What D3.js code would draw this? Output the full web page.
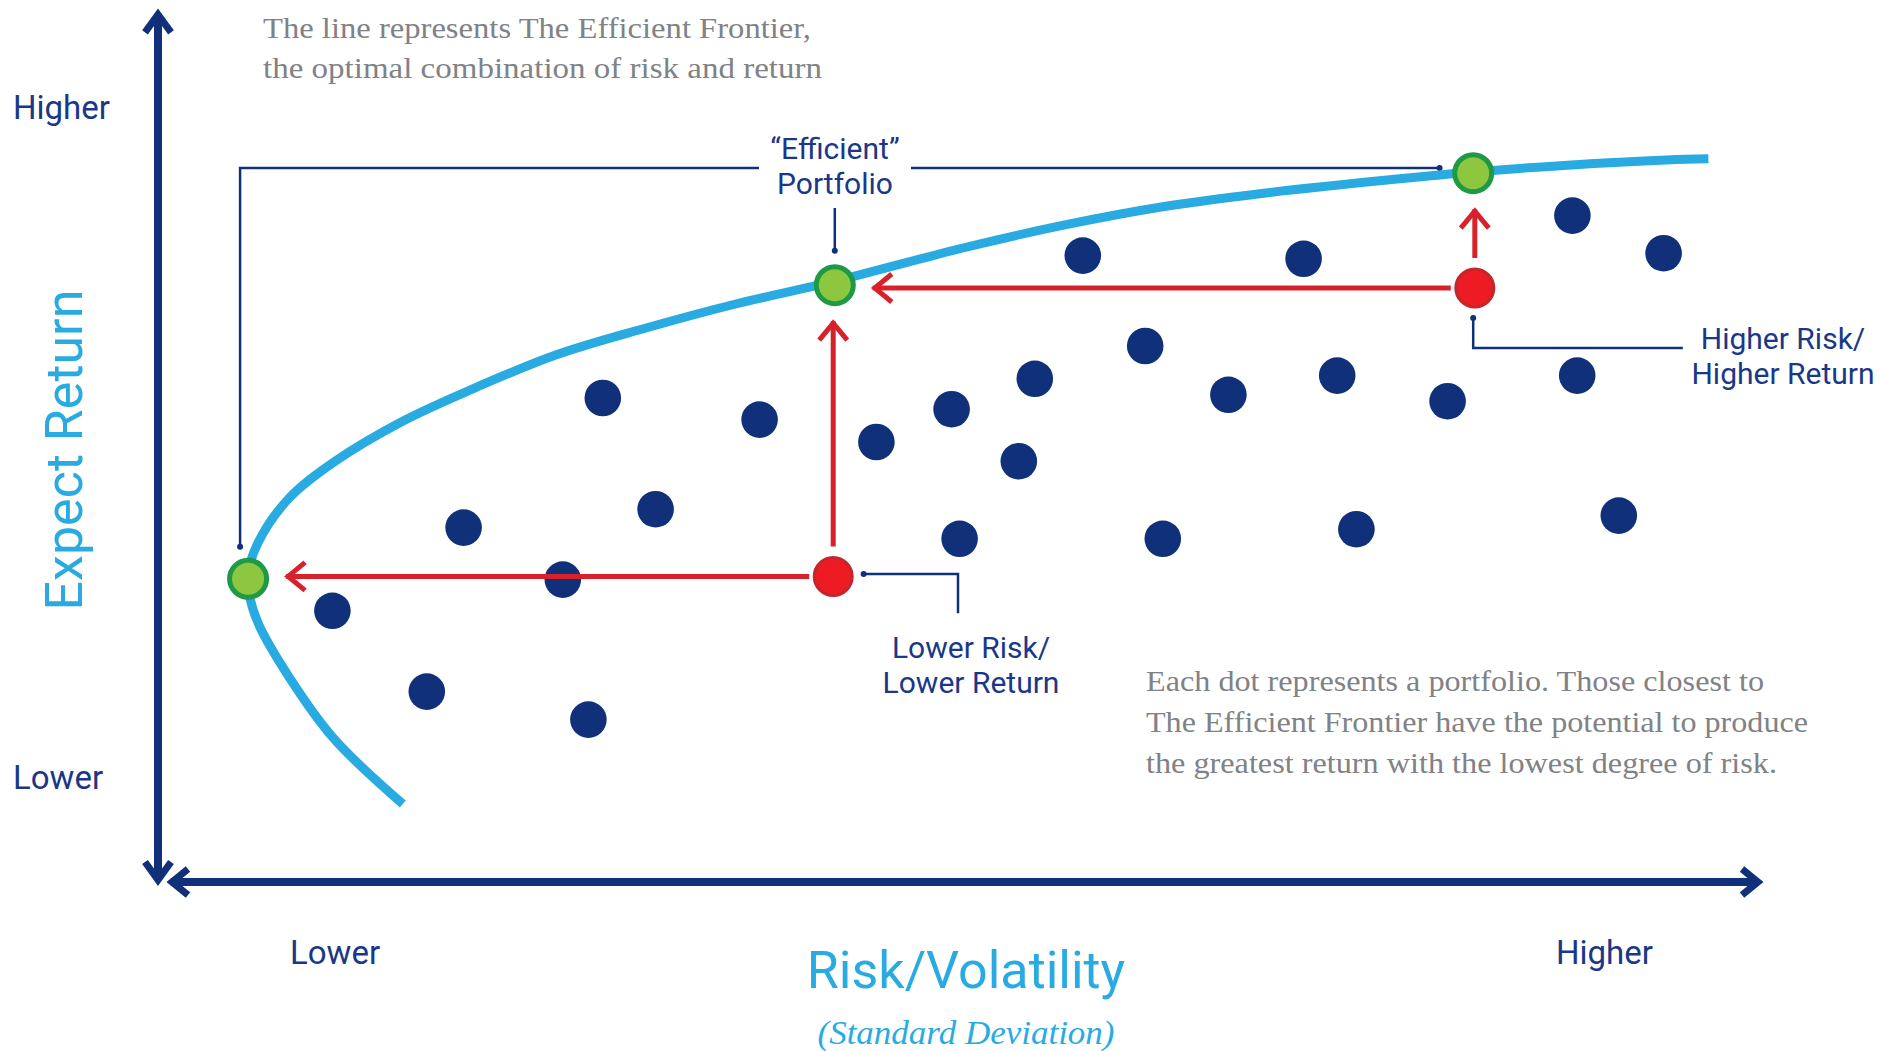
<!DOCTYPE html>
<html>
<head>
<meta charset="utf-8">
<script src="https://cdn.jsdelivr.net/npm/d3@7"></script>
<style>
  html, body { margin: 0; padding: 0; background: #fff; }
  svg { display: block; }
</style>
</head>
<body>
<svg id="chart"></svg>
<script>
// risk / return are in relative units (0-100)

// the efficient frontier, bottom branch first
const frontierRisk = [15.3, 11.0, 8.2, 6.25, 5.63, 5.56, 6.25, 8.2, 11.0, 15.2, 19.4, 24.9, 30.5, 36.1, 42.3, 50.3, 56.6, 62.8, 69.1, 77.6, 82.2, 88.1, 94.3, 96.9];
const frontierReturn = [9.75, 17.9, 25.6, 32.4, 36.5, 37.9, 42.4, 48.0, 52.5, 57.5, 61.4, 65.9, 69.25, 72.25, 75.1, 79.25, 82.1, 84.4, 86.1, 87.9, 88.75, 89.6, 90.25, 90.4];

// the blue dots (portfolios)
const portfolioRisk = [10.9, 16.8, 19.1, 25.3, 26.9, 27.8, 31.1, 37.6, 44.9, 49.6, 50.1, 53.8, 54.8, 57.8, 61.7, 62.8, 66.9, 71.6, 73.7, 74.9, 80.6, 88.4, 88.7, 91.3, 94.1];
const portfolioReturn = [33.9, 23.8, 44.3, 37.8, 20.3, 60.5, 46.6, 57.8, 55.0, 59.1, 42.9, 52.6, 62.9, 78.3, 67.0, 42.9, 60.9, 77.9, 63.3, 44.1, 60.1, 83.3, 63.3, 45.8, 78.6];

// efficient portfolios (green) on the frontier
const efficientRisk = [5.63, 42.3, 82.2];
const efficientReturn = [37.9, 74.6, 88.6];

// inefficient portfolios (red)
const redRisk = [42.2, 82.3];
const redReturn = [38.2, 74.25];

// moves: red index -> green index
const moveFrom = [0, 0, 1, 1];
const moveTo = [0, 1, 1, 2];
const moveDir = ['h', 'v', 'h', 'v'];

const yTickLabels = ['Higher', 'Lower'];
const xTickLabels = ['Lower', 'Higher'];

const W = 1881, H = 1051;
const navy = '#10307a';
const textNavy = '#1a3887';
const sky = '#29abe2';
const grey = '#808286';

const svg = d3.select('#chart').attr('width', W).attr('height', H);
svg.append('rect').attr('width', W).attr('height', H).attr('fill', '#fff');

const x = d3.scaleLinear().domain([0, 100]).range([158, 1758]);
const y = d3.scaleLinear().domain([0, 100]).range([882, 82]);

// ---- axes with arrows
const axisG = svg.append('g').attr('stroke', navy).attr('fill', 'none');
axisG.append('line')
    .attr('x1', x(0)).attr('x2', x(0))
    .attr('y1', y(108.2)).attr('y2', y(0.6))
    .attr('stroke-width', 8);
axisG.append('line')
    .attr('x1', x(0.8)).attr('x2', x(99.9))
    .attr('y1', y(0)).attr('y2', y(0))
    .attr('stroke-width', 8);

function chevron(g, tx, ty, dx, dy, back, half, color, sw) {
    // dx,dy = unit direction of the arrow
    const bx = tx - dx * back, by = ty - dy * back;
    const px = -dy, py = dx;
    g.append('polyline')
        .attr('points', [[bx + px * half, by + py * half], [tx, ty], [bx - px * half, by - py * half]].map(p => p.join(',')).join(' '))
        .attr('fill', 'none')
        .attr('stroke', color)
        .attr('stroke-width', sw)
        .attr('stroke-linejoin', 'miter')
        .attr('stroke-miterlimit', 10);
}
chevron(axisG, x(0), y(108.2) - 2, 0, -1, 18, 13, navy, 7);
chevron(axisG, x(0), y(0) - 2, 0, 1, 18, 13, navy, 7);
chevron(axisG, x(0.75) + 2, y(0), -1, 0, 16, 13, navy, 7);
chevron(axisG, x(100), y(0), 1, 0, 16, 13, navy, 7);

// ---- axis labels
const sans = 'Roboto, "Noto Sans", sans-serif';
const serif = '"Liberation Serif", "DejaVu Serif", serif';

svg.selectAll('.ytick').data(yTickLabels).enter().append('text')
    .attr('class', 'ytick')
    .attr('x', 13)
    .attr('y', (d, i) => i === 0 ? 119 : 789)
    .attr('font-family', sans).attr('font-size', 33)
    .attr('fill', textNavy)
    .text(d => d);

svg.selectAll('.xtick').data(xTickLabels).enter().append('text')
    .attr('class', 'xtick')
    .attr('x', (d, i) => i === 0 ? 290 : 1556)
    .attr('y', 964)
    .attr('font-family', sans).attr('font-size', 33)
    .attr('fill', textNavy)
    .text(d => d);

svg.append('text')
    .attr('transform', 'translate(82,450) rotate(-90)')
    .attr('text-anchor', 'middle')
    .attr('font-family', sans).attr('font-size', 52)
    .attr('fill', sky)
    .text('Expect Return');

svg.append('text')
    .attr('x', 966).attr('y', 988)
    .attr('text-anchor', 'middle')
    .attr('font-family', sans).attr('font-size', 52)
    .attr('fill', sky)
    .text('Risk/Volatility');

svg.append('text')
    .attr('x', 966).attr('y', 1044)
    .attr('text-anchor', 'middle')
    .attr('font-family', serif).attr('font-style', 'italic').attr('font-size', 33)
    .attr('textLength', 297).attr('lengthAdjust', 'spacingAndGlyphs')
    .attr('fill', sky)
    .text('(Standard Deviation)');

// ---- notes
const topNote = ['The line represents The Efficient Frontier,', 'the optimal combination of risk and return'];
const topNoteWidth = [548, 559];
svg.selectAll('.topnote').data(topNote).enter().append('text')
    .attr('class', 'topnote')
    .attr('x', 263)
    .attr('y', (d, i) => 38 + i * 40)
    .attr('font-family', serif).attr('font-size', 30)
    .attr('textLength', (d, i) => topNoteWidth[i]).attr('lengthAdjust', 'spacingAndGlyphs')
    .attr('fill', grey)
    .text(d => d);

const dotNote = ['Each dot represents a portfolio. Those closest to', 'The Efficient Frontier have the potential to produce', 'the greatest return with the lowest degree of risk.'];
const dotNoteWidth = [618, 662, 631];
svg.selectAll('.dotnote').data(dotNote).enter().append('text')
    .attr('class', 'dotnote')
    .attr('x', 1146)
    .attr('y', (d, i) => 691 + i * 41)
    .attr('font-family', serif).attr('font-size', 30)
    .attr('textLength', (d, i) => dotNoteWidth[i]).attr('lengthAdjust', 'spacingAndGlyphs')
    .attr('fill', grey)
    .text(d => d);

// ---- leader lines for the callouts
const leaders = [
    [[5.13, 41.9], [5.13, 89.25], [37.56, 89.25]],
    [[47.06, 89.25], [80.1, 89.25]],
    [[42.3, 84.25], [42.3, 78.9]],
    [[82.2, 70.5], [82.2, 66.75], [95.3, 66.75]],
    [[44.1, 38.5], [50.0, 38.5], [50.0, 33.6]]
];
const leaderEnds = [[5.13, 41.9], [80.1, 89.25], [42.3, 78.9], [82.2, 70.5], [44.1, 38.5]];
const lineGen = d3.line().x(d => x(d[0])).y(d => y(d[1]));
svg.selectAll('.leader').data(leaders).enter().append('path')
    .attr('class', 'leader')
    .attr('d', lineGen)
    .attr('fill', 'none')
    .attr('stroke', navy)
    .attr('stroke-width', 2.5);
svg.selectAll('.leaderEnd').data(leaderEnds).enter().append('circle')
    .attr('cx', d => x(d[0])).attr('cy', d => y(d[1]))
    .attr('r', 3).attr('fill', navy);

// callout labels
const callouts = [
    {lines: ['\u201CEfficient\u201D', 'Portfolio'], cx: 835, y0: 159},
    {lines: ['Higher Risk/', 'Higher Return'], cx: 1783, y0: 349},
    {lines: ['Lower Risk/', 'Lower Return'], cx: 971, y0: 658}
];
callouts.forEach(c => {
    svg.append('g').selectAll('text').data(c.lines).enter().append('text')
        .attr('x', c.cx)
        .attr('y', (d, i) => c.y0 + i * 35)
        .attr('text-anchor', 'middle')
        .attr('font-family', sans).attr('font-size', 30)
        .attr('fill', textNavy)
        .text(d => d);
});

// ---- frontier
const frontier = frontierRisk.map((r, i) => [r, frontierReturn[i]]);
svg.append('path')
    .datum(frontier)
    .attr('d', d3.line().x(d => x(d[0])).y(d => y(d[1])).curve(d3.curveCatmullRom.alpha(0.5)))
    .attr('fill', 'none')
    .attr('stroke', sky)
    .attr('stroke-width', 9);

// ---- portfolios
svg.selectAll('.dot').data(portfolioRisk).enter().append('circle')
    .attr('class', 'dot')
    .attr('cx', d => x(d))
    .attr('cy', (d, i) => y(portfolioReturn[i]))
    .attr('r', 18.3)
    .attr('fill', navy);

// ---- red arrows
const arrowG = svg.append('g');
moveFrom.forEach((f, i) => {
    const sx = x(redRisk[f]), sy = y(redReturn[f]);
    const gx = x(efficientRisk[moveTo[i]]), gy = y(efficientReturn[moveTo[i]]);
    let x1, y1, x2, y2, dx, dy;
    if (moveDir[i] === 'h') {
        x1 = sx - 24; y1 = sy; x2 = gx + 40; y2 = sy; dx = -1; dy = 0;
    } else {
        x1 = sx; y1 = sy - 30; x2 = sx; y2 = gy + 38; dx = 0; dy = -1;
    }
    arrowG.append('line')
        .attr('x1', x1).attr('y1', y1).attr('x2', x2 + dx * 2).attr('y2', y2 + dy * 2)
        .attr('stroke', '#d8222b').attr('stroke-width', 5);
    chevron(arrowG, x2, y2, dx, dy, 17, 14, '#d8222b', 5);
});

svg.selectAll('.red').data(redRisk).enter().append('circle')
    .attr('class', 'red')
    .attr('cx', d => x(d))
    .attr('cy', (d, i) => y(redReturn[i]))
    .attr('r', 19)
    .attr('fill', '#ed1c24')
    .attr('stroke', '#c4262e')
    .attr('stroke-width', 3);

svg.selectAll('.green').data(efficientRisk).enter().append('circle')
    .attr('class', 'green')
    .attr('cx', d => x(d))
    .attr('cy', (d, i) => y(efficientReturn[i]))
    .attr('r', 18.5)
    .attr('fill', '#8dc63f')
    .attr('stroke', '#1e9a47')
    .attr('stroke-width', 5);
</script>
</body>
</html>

- EXERCISE: Reproduce the material above from its first line through the line containing "// risk / return are in relative units (0-100)", both ends included, and skip every picture.

- PROBLEM SOLUTION:
What D3.js code would draw this? Output the full web page.
<!DOCTYPE html>
<html>
<head>
<meta charset="utf-8">
<script src="https://cdn.jsdelivr.net/npm/d3@7"></script>
<style>
  html, body { margin: 0; padding: 0; background: #fff; }
  svg { display: block; }
</style>
</head>
<body>
<svg id="chart"></svg>
<script>
// risk / return are in relative units (0-100)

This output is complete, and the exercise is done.